→ **THE REQUEST**:
Extract the lines from the start through the line that holds "hla_upper), (ric_values, ric_upper)]", both included, omitting all images.

→ **DATA SUPPLIED**:
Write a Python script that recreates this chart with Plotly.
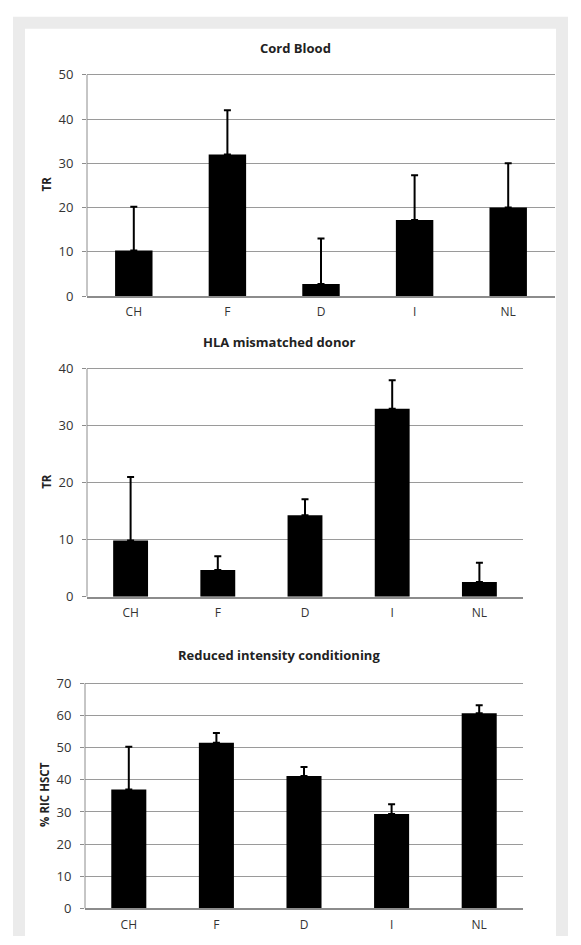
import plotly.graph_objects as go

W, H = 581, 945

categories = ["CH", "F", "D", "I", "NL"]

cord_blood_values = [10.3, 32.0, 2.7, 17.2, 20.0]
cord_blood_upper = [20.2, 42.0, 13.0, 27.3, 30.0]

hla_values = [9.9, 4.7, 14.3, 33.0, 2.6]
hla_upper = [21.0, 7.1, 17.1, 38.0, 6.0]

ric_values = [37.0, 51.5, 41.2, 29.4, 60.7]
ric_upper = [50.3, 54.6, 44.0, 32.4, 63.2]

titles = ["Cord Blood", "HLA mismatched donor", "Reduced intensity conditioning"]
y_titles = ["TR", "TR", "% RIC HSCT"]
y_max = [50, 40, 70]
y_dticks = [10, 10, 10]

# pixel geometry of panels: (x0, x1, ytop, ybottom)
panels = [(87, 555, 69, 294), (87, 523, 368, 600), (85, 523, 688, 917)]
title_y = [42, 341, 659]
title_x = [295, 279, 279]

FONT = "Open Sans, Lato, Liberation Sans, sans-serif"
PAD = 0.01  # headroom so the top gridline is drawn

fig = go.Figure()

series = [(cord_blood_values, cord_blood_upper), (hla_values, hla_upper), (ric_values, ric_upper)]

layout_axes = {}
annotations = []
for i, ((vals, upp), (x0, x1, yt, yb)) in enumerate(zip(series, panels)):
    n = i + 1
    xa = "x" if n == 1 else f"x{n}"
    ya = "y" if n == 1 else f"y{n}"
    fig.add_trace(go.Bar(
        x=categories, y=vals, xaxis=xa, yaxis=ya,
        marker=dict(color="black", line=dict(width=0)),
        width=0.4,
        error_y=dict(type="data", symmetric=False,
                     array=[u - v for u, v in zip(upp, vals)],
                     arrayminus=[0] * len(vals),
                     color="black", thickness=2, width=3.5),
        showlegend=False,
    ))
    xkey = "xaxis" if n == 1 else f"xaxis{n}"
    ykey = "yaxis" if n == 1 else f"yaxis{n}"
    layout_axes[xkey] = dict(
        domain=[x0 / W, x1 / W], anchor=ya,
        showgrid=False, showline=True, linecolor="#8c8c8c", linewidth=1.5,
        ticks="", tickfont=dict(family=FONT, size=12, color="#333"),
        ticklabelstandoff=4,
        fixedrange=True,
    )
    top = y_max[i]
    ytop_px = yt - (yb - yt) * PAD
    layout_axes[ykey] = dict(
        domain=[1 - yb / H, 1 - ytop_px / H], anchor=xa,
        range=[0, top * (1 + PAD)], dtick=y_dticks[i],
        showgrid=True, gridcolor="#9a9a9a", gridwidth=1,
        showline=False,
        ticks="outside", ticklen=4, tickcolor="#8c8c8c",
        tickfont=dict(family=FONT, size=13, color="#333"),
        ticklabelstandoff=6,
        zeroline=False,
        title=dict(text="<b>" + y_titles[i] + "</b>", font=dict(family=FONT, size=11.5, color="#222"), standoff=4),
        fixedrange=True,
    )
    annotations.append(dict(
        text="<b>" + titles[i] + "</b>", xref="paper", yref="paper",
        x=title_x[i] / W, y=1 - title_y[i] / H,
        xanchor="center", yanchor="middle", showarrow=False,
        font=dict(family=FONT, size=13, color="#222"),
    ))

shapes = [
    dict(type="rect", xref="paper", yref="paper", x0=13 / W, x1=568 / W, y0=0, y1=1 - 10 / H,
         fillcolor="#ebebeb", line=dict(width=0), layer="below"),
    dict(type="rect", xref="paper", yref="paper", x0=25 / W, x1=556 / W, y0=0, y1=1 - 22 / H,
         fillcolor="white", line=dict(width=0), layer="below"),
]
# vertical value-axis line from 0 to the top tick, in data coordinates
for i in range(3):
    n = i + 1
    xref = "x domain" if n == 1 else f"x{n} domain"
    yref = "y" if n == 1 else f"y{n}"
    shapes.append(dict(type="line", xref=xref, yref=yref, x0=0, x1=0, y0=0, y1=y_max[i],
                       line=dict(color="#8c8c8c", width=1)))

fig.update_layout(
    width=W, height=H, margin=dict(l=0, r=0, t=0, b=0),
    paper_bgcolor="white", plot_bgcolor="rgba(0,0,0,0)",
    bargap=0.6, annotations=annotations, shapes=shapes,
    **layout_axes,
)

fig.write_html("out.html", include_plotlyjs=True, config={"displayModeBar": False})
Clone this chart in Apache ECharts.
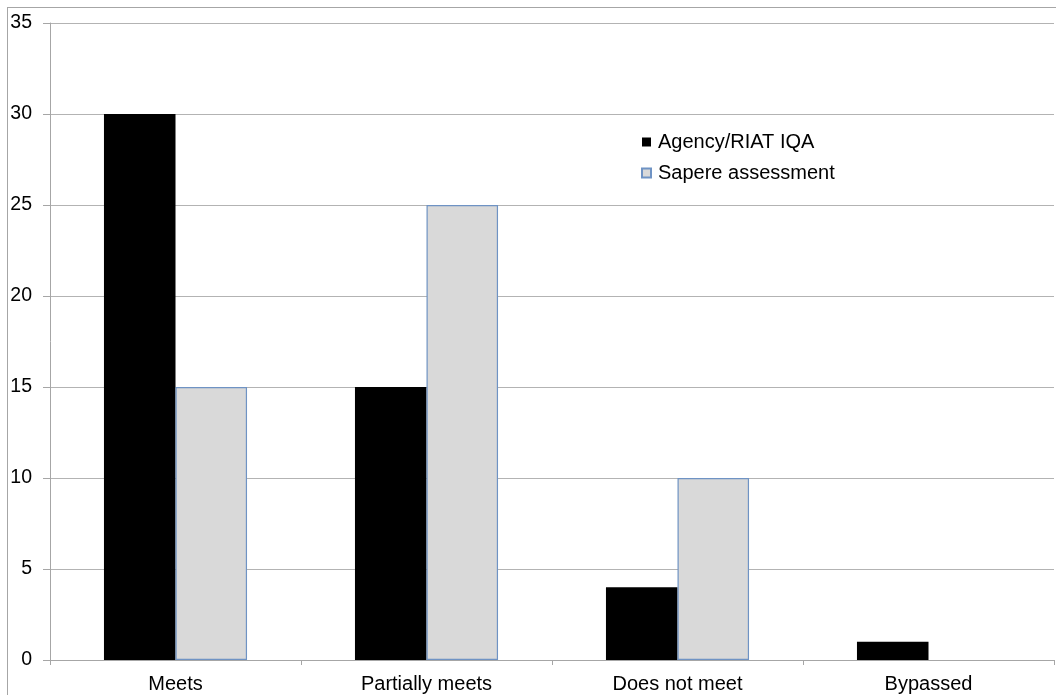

→ **OUTPUT OF THE EXERCISE**:
Write a Python script that recreates this chart with Plotly.
import plotly.graph_objects as go

W, H = 581, 945

categories = ["CH", "F", "D", "I", "NL"]

cord_blood_values = [10.3, 32.0, 2.7, 17.2, 20.0]
cord_blood_upper = [20.2, 42.0, 13.0, 27.3, 30.0]

hla_values = [9.9, 4.7, 14.3, 33.0, 2.6]
hla_upper = [21.0, 7.1, 17.1, 38.0, 6.0]

ric_values = [37.0, 51.5, 41.2, 29.4, 60.7]
ric_upper = [50.3, 54.6, 44.0, 32.4, 63.2]

titles = ["Cord Blood", "HLA mismatched donor", "Reduced intensity conditioning"]
y_titles = ["TR", "TR", "% RIC HSCT"]
y_max = [50, 40, 70]
y_dticks = [10, 10, 10]

# pixel geometry of panels: (x0, x1, ytop, ybottom)
panels = [(87, 555, 69, 294), (87, 523, 368, 600), (85, 523, 688, 917)]
title_y = [42, 341, 659]
title_x = [295, 279, 279]

FONT = "Open Sans, Lato, Liberation Sans, sans-serif"
PAD = 0.01  # headroom so the top gridline is drawn

fig = go.Figure()

series = [(cord_blood_values, cord_blood_upper), (hla_values, hla_upper), (ric_values, ric_upper)]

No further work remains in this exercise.